The Internet has evolved so fast it has redefined certain areas of life more quickly than we can keep up with. Especially older persons like myself who managed to meet a man, date and get married all without even a mobile phone. Grin

Bluntness100 · 05/04/2017 18:10

I don't know why you need to judge. What difference does it make? I can see why if he's only 22 , been physically with his parents for 5 years since he was 17 and was on an online relationship with her between 14 and 17 they would say 8 years. However it's irrelevant, I am unsure as said why uou need to judge them. What difference does it make to you if he'd been with her five or eight years, as it's clearly important enough for uou to start a thread on.

Bluntness100 · 05/04/2017 18:11

Partner not parents!

redjoker · 05/04/2017 18:15

For me the online 3 years of our relationship was in fact a relationship. And at the time I was very offeneed if people tried to tell me otherwise. We were totally committed to each other and had a huge emotional bond. Well I even loved him before I 'met' him.

Relationships take different forms. I think to say 'proper' or not is not something you can judge in a blanket manner and really depends on the people.

On the other hand I met my current partner on the Internet. Spoke for 7 months before meeting (he was in a bunker in Scotland so no chance to meet) and I even though we were only with each other I didn't class it a relationship until we met.
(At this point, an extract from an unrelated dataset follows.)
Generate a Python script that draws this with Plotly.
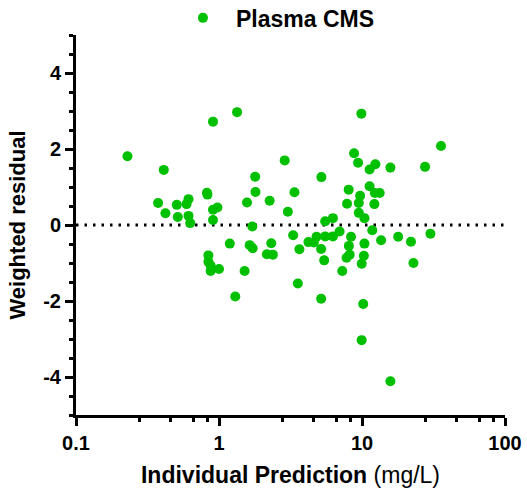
import plotly.graph_objects as go

# Individual prediction (mg/L)
pred = [0.229, 0.411, 0.908, 1.338, 0.375, 0.422, 0.507, 0.515, 0.593, 0.612,
        0.612, 0.629, 0.824, 0.83, 0.908, 0.975, 0.908, 0.843, 0.843, 0.874,
        0.874, 1.0, 1.19, 1.51, 1.30, 1.57, 1.64, 1.72, 1.71, 1.79,
        1.80, 2.26, 2.32, 2.16, 2.38, 2.88, 3.37, 3.03, 3.30, 3.65,
        3.56, 4.22, 4.61, 4.81, 5.18, 5.44, 5.18, 5.20, 5.53, 5.53,
        6.26, 6.26, 6.97, 7.28, 8.07, 7.86, 8.38, 8.1, 8.2, 7.8,
        8.8, 9.39, 9.9, 9.7, 9.5, 9.5, 10.4, 9.95, 10.3, 10.4,
        10.2, 9.95, 12.4, 11.3, 15.8, 27.6, 35.7, 11.3, 12.3, 13.3,
        12.2, 11.8, 13.6, 17.9, 22.0, 30.1, 22.9, 15.8]
# Weighted residual
wres = [1.81, 1.45, 2.72, 2.97, 0.58, 0.31, 0.53, 0.21, 0.55, 0.68,
        0.24, 0.05, 0.85, 0.80, 0.40, 0.46, 0.13, -0.80, -0.97, -1.07,
        -1.21, -1.16, -0.49, -1.21, -1.88, 0.59, -0.53, -0.61, -0.04, 1.27,
        0.87, 0.64, -0.48, -0.77, -0.78, 1.70, 0.86, 0.35, -0.27, -0.64,
        -1.54, -0.45, -0.46, -0.31, -0.63, -0.93, -1.94, 1.26, 0.10, -0.30,
        0.18, -0.30, -0.17, -1.21, 0.93, 0.56, -0.31, -0.55, -0.78, -0.86,
        1.89, 1.64, 2.93, 0.77, 0.58, 0.32, 0.18, -1.02, -0.81, -0.49,
        -2.08, -3.03, 1.60, 1.46, 1.51, 1.53, 2.08, 1.02, 0.84, 0.84,
        0.55, -0.14, -0.40, -0.31, -0.44, -0.23, -1.00, -4.11]

series_name = "Plasma CMS"
x_tickvals = [0.1, 1, 10, 100]
x_ticktext = ["0.1", "1", "10", "100"]
x_minor = [m * 10 ** d for d in (-1, 0, 1) for m in (2.8, 4.6, 6.6, 8.3)]
y_tickvals = [-4, -2, 0, 2, 4]
y_ticktext = ["-4", "-2", "0", "2", "4"]
ref_x = [0.1, 100]
ref_y = [0, 0]

FONT = "Liberation Sans, Arial, sans-serif"
GREEN = "rgb(0,192,0)"

fig = go.Figure()
fig.add_trace(go.Scatter(x=ref_x, y=ref_y, mode="lines", showlegend=False,
                         line=dict(color="black", width=3, dash="2.5px,6px"),
                         hoverinfo="skip"))
fig.add_trace(go.Scatter(x=pred, y=wres, mode="markers", name=series_name,
                         marker=dict(color=GREEN, size=10, line=dict(width=0))))

axis_common = dict(showline=True, linecolor="black", linewidth=3, showgrid=False,
                   zeroline=False, ticks="outside", ticklen=8, tickwidth=2.5,
                   tickcolor="black",
                   tickfont=dict(family=FONT, size=20, color="black", weight="bold"))

fig.update_xaxes(type="log", range=[-1, 2], tickvals=x_tickvals, ticktext=x_ticktext,
                 minor=dict(tickvals=x_minor, ticks="outside", ticklen=4, tickwidth=2.5,
                            tickcolor="black"),
                 title=dict(text="<b>Individual Prediction</b> (mg/L)",
                            font=dict(family=FONT, size=23, color="black"), standoff=14),
                 **axis_common)
fig.update_yaxes(range=[-5, 5], tickvals=y_tickvals, ticktext=y_ticktext,
                 minor=dict(dtick=0.5, ticks="outside", ticklen=4, tickwidth=2.5,
                            tickcolor="black"),
                 title=dict(text="<b>Weighted residual</b>",
                            font=dict(family=FONT, size=22, color="black"), standoff=12),
                 **axis_common)

fig.update_layout(
    width=527, height=493,
    margin=dict(l=76, r=22, t=35, b=78, autoexpand=False),
    paper_bgcolor="white", plot_bgcolor="white",
    showlegend=True,
    legend=dict(orientation="h", x=0.219, xanchor="left", y=1.045, yanchor="middle",
                font=dict(family=FONT, size=23, color="black", weight="bold"),
                bgcolor="rgba(0,0,0,0)", itemwidth=56),
)
fig.write_html("out.html", config={"displayModeBar": False},
               post_script="document.body.style.margin='0';document.body.style.padding='0';")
EddieHitler · 05/04/2017 18:21

DS1 met his girlfriend online and they both definitely considered it a real relationship from the day it started. They didn't meet for a few months as they live in different countries, but their anniversary is on the day he asked her out, not on the day they physically met.

They Skype and they have mutual friends irl so there were no worries about them not being who they said they were. They still go long periods between seeing each other but everyone considers their relationship just as real as if they'd met in the local pub.